Mayor Rex Richardson introduced Carillo’s company as one of the latest additions to the city’s burgeoning aerospace sector during his annual State of the City address Tuesday.

“A hometown talent raised in Central Long Beach, who’s a product of Long Beach Unified schools and Long Beach City College,” Richardson said during his remarks, welcoming Carrillo’s business to the city.

Carrillo, 37, was born in Torrance but spent almost his entire life in Long Beach. He attended several manufacturing-related classes, including machining, at Long Beach City College. He did not get a certification from the college, opting instead to get on-the-job experience.

“I originally started off in the automotive industry, but soon got into aviation and aerospace,” Carrillo said. “I fell in love with it. I’ve been doing that going on 19 years now.”

Locally, Carrillo has worked for SpinLaunch and Virgin Orbit as well as industry leaders outside the city, including Lockheed Martin and SpaceX. Carrillo is currently employed by Boeing, and works later shifts these days to afford him more time to spend on his own company.

MLT, which was established in October, specializes in composite manufacturing, with components made of carbon fiber, fiberglass and metals. While he expects his primary customer base to be local aerospace companies, Carrillo said he’d like to branch into other sectors, including the automotive industry.

“I’m looking to provide those manufacturing skillsets for local companies, possibly startups or even large companies that … need assistance,” he said, adding that he also will offer design, engineering, assembly and testing services.
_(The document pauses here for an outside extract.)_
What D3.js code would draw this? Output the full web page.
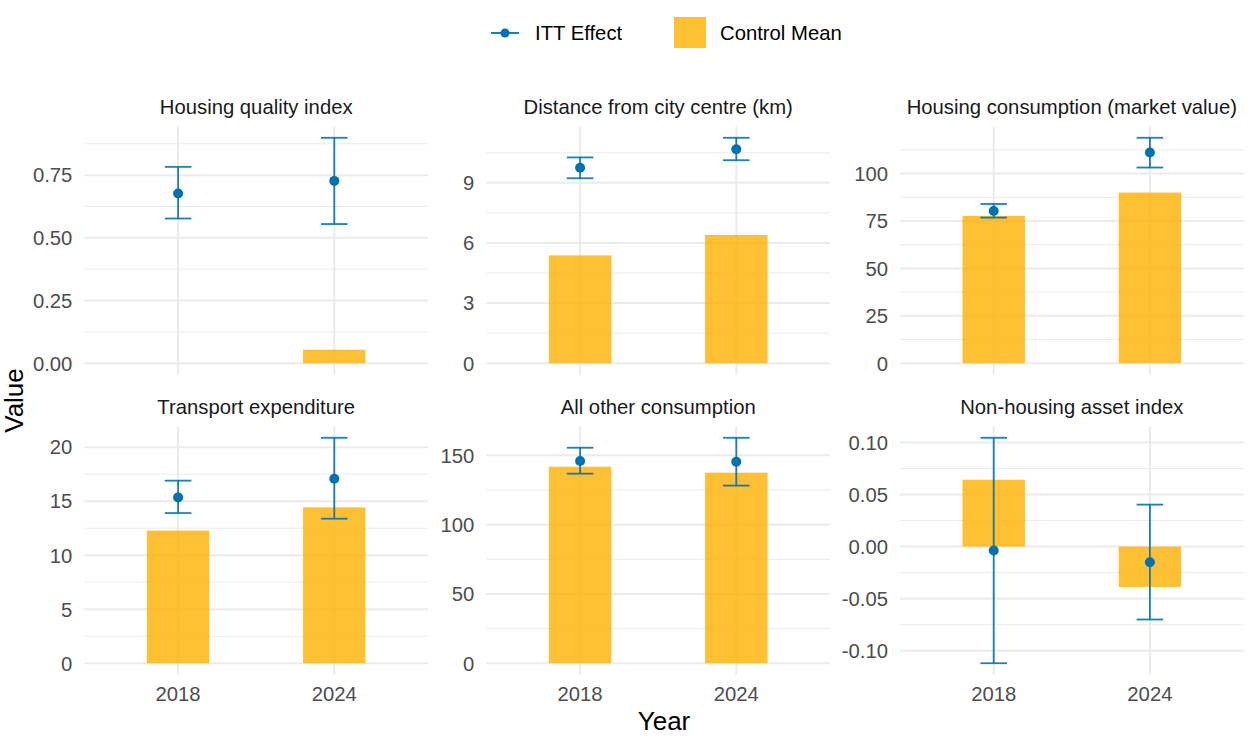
<!DOCTYPE html>
<html>
<head>
<meta charset="utf-8">
<script src="https://cdn.jsdelivr.net/npm/d3@7"></script>
<style>
  body { margin: 0; background: #fff; }
  svg { font-family: "Liberation Sans", Arial, sans-serif; }
</style>
</head>
<body>
<div id="chart"></div>
<script>
// facet titles and x categories
const panelTitles = [
  'Housing quality index',
  'Distance from city centre (km)',
  'Housing consumption (market value)',
  'Transport expenditure',
  'All other consumption',
  'Non-housing asset index'
];
const years = ['2018', '2024'];

// control mean bars, per panel [2018, 2024]
const controlMean = [
  [0, 0.054],
  [5.38, 6.40],
  [77.7, 90.0],
  [12.28, 14.43],
  [141.8, 137.5],
  [0.0642, -0.0387]
];

// ITT effect points and error bar bounds
const ittEffect = [
  [0.677, 0.727],
  [9.75, 10.68],
  [80.3, 111.1],
  [15.35, 17.08],
  [145.9, 145.4],
  [-0.0038, -0.015]
];
const ciLower = [
  [0.577, 0.555],
  [9.23, 10.13],
  [76.8, 103.2],
  [13.9, 13.38],
  [136.8, 128.2],
  [-0.112, -0.070]
];
const ciUpper = [
  [0.783, 0.899],
  [10.27, 11.25],
  [84.0, 118.9],
  [16.9, 20.87],
  [155.5, 162.7],
  [0.1045, 0.0403]
];

// y tick values and labels per panel
const yTicks = [
  [0, 0.25, 0.5, 0.75],
  [0, 3, 6, 9],
  [0, 25, 50, 75, 100],
  [0, 5, 10, 15, 20],
  [0, 50, 100, 150],
  [-0.1, -0.05, 0, 0.05, 0.1]
];
const yTickLabels = [
  ['0.00', '0.25', '0.50', '0.75'],
  ['0', '3', '6', '9'],
  ['0', '25', '50', '75', '100'],
  ['0', '5', '10', '15', '20'],
  ['0', '50', '100', '150'],
  ['-0.10', '-0.05', '0.00', '0.05', '0.10']
];

const legendLabels = ['ITT Effect', 'Control Mean'];

const W = 1252, H = 739;
const blue = '#0072B2';
const gold = '#FFB000';
const grid = '#EBEBEB';
const fs = 20.3;

const colLefts = [84.4, 486.4, 900];
const rowTops = [126.5, 426.5];
const panelW = 343.6, panelH = 248;

const svg = d3.select('#chart')
  .append('svg')
  .attr('width', W)
  .attr('height', H);

panelTitles.forEach((title, p) => {
  const left = colLefts[p % 3];
  const top = rowTops[Math.floor(p / 3)];

  const x = d3.scalePoint()
    .domain(years)
    .range([left, left + panelW])
    .padding(0.6);
  const step = x.step();

  const vals = [0].concat(controlMean[p], ciLower[p], ciUpper[p], ittEffect[p]);
  const [lo, hi] = d3.extent(vals);
  const pad = (hi - lo) * 0.05;
  const y = d3.scaleLinear()
    .domain([lo - pad, hi + pad])
    .range([top + panelH, top]);

  const g = svg.append('g');

  // minor gridlines: midpoints between major ticks
  const t = yTicks[p];
  const d = t[1] - t[0];
  const minor = d3.range(t[0] - d / 2, t[t.length - 1] + d, d)
    .filter(v => v >= y.domain()[0] && v <= y.domain()[1]);

  g.selectAll('.minor')
    .data(minor)
    .join('line')
    .attr('x1', left)
    .attr('x2', left + panelW)
    .attr('y1', v => y(v))
    .attr('y2', v => y(v))
    .attr('stroke', grid)
    .attr('stroke-width', 1);

  g.selectAll('.major')
    .data(t)
    .join('line')
    .attr('x1', left)
    .attr('x2', left + panelW)
    .attr('y1', v => y(v))
    .attr('y2', v => y(v))
    .attr('stroke', grid)
    .attr('stroke-width', 2);

  g.selectAll('.vgrid')
    .data(years)
    .join('line')
    .attr('x1', v => x(v))
    .attr('x2', v => x(v))
    .attr('y1', top)
    .attr('y2', top + panelH)
    .attr('stroke', grid)
    .attr('stroke-width', 2);

  // y tick labels
  g.selectAll('.ylab')
    .data(t)
    .join('text')
    .attr('x', left - 12)
    .attr('y', v => y(v))
    .attr('dy', '0.36em')
    .attr('text-anchor', 'end')
    .style('font-size', fs + 'px')
    .style('fill', '#4D4D4D')
    .text((v, i) => yTickLabels[p][i]);

  // x tick labels on bottom row
  if (p >= 3) {
    g.selectAll('.xlab')
      .data(years)
      .join('text')
      .attr('x', v => x(v))
      .attr('y', top + panelH + 26.5)
      .attr('text-anchor', 'middle')
      .style('font-size', fs + 'px')
      .style('fill', '#4D4D4D')
      .text(v => v);
  }

  // facet title
  g.append('text')
    .attr('x', left + panelW / 2)
    .attr('y', top - 12.5)
    .attr('text-anchor', 'middle')
    .style('font-size', fs + 'px')
    .style('fill', '#1A1A1A')
    .text(title);

  // bars
  const bw = step * 0.4;
  g.selectAll('.bar')
    .data(years)
    .join('rect')
    .attr('x', v => x(v) - bw / 2)
    .attr('width', bw)
    .attr('y', (v, i) => y(Math.max(0, controlMean[p][i])))
    .attr('height', (v, i) => Math.abs(y(controlMean[p][i]) - y(0)))
    .attr('fill', gold)
    .attr('fill-opacity', 0.8);

  // error bars
  const ww = step * 0.17;
  const eb = g.selectAll('.eb')
    .data(years)
    .join('g')
    .attr('stroke', blue)
    .attr('stroke-opacity', 0.9)
    .attr('stroke-width', 1.8);
  eb.append('line')
    .attr('x1', v => x(v))
    .attr('x2', v => x(v))
    .attr('y1', (v, i) => y(ciLower[p][i]))
    .attr('y2', (v, i) => y(ciUpper[p][i]));
  eb.append('line')
    .attr('x1', v => x(v) - ww / 2)
    .attr('x2', v => x(v) + ww / 2)
    .attr('y1', (v, i) => y(ciLower[p][i]))
    .attr('y2', (v, i) => y(ciLower[p][i]));
  eb.append('line')
    .attr('x1', v => x(v) - ww / 2)
    .attr('x2', v => x(v) + ww / 2)
    .attr('y1', (v, i) => y(ciUpper[p][i]))
    .attr('y2', (v, i) => y(ciUpper[p][i]));

  g.selectAll('.pt')
    .data(years)
    .join('circle')
    .attr('cx', v => x(v))
    .attr('cy', (v, i) => y(ittEffect[p][i]))
    .attr('r', 5)
    .attr('fill', blue);
});

// axis titles
svg.append('text')
  .attr('x', (colLefts[0] + colLefts[2] + panelW) / 2)
  .attr('y', 730)
  .attr('text-anchor', 'middle')
  .style('font-size', '26px')
  .style('fill', '#000')
  .text('Year');

svg.append('text')
  .attr('transform', `translate(23, ${(rowTops[0] + rowTops[1] + panelH) / 2}) rotate(-90)`)
  .attr('text-anchor', 'middle')
  .style('font-size', '26px')
  .style('fill', '#000')
  .text('Value');

// legend
const lg = svg.append('g');
lg.append('line')
  .attr('x1', 491).attr('x2', 519)
  .attr('y1', 33).attr('y2', 33)
  .attr('stroke', blue)
  .attr('stroke-width', 1.8);
lg.append('circle')
  .attr('cx', 505).attr('cy', 33).attr('r', 4.5)
  .attr('fill', blue);
lg.append('text')
  .attr('x', 535).attr('y', 33).attr('dy', '0.36em')
  .style('font-size', fs + 'px')
  .text(legendLabels[0]);
lg.append('rect')
  .attr('x', 674).attr('y', 17)
  .attr('width', 32).attr('height', 31)
  .attr('fill', gold)
  .attr('fill-opacity', 0.8);
lg.append('text')
  .attr('x', 720).attr('y', 33).attr('dy', '0.36em')
  .style('font-size', fs + 'px')
  .text(legendLabels[1]);
</script>
</body>
</html>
“I’m not looking to reinvent the wheel or anything, just take my expertise and use it to help other companies,” Carrillo said.

Carrillo subleased about 19,000 square feet from a local space company located within Douglas Park, which requested not to be named, he said. He is leasing month to month, Carrillo said, noting that the arrangement has afforded him access to equipment and materials it would take other fledgling companies years to amass.

For now, until business grows, Carrillo said he has been able to get by with just himself along with a part-time welder and machinist, both of whom want to come on full-time. Carrillo is in the midst of a “pretty huge” contract that would require him to hire employees immediately, he said, adding that he could have as many as 20-25 employees once business really takes off.

Community is important to Carrillo, who said he is working to partner with local institutions to highlight the manufacturing sector by bringing in high school and college students to learn the trade firsthand.

“A place for kids to do something productive, stay off the streets and keep them from getting in trouble,” Carrillo said. “Something positive. Giving back to the community.”

“I’ve always loved Long Beach,” he continued. “It’s been growing tremendously. There’s huge potential, so it’s nice to be in this area and be part of the history that’s taking place.”